Depois de ter ficado em silêncio um instante, dissemos àquele que nos tinha trazido a notícia: “Por que vos contentais de, por uma palavra ter lançado a perturbação em nosso espírito, como uma fagulha que causa um grande incên­dio e não nos dizeis o que levou o imperador a tomar tão estranha resolução?”

“Ninguém desconhece,” respondeu-nos, “que ele quer ser adorado como Deus; como está persuadido de que os judeus são os únicos que se recusam a reconhecê-lo como tal, julga não poder castigá-los e afligi-los mais do que desonrando a majestade do seu Templo e profanando-lhe a santidade, que ele sabe ser o mais belo do mundo e rico de inúmeros presentes, que lhe foram feitos no decorrer de tantos séculos, além de que sendo empreendedor e ousado como é, quer ainda dele se apoderar. Capitom, encarregado da arrecadação dos tributos da judéia, o irritou ainda mais contra nós por cartas que lhe escreveu. Como ele não tinha bens até então, quando foi enviado a essa província, ele se enriqueceu pelas arrecada­ções que fez, e quis prevenir por meio de calúnias as justas queixas que temia que os judeus fizessem dele, e serviu-se da oportunidade de que vou falar.

“Jâmnia é uma das cidades da judéia das mais povoadas e todos os seus habitan­tes são judeus, com exceção de alguns estrangeiros que aí vieram, para nossa des­graça, morar, das províncias vizinhas. Sua aversão por nossos costumes e leis é tão grande que procuram fazer-nos todo o mal possível e, tendo sabido que Caio arde na louca paixão de ser honrado como um deus e que ele concebeu para esse fim um ódio mortal contra nós, eles julgaram não poder encontrar um tempo mais propício para nos perder. Assim, elevaram-lhe um altar de tijolo, com esse único fim, porque eles sabem que jamais permitimos que se violem desse modo as leis de nossos pais; sua malícia produziu o efeito desejado. Os judeus destruíram esse altar e imediata­mente aqueles rebeldes foram queixar-se a Capitom, o autor da cilada, que tinham armado aos seus concidadãos para lhes causar a ruína. Aquele malvado, contente por ter conseguido o seu intento, não deixou de escrever a Caio e de exagerar naquela ação, acrescentando muito à verdade, a fim de irritar ainda mais o impera­dor. O príncipe presunçoso e violento apenas recebeu essa comunicação, e determi­nou que em vez de um altar de tijolo se erigisse a sua estátua de tamanho descomu­nal toda dourada e a colocassem no Templo de Jerusalém. Nisso teve como conse­lheiros dois grandes e eminentes personagens. Helicom, ilustre comediante e cínico por excelência, e Apeles, famoso artista, que depois de ter, ao que se diz, vendido sua beleza na juventude, subiu ao palco, quando estava mais avançado em anos e sabemos qual o pudor dos que abraçam essa profissão. Por essas excelentes qualida­des, esses dois homens chegaram a ser conselheiros de Caio. Ele seguia a um quanto à maneira de bem se divertir, e ao outro, na maneira de bem recitar seus versos, sem se importar de manter a paz no império e a tranqüilidade pública. Helicom, sendo egípcio, fere-nos com uma língua viperiana; Apeles, sendo ascalonita, é também nosso inimigo capital, e vomita contra nós todo o seu veneno”.

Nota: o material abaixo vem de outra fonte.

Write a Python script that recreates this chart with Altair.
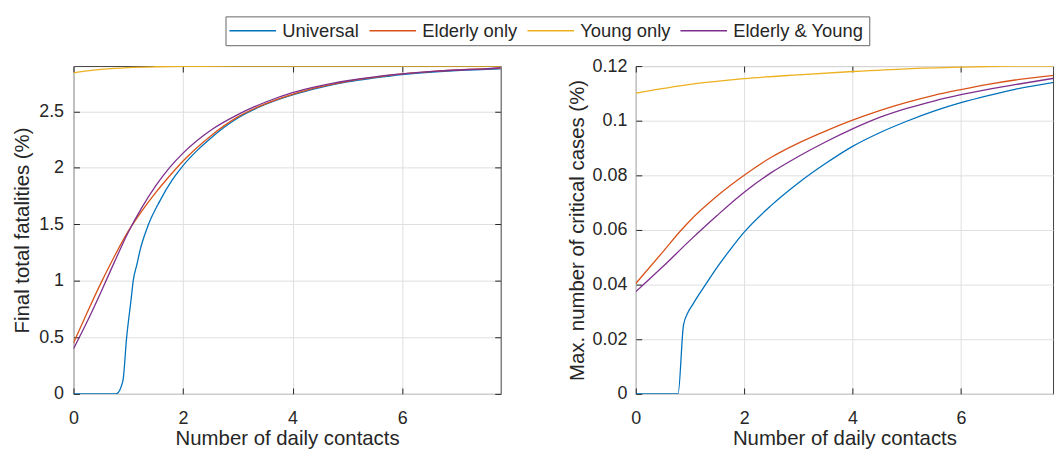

Cada uma das palavras daquele que nos fez esta relação era como uma pu-nhalada, que nos penetrava no coração, mas esses dois detestáveis conselheiros receberam bem depressa o castigo que merecia a sua impiedade. Caio mandou prender Apeles com ferros nos pés, por outros crimes, e torturá-lo na roda, de vez em quando, para aumentar e prolongar o seu suplício. Cláudio, tendo suce­dido a Caio no trono, também mandou matar a Helicom, por outras razões.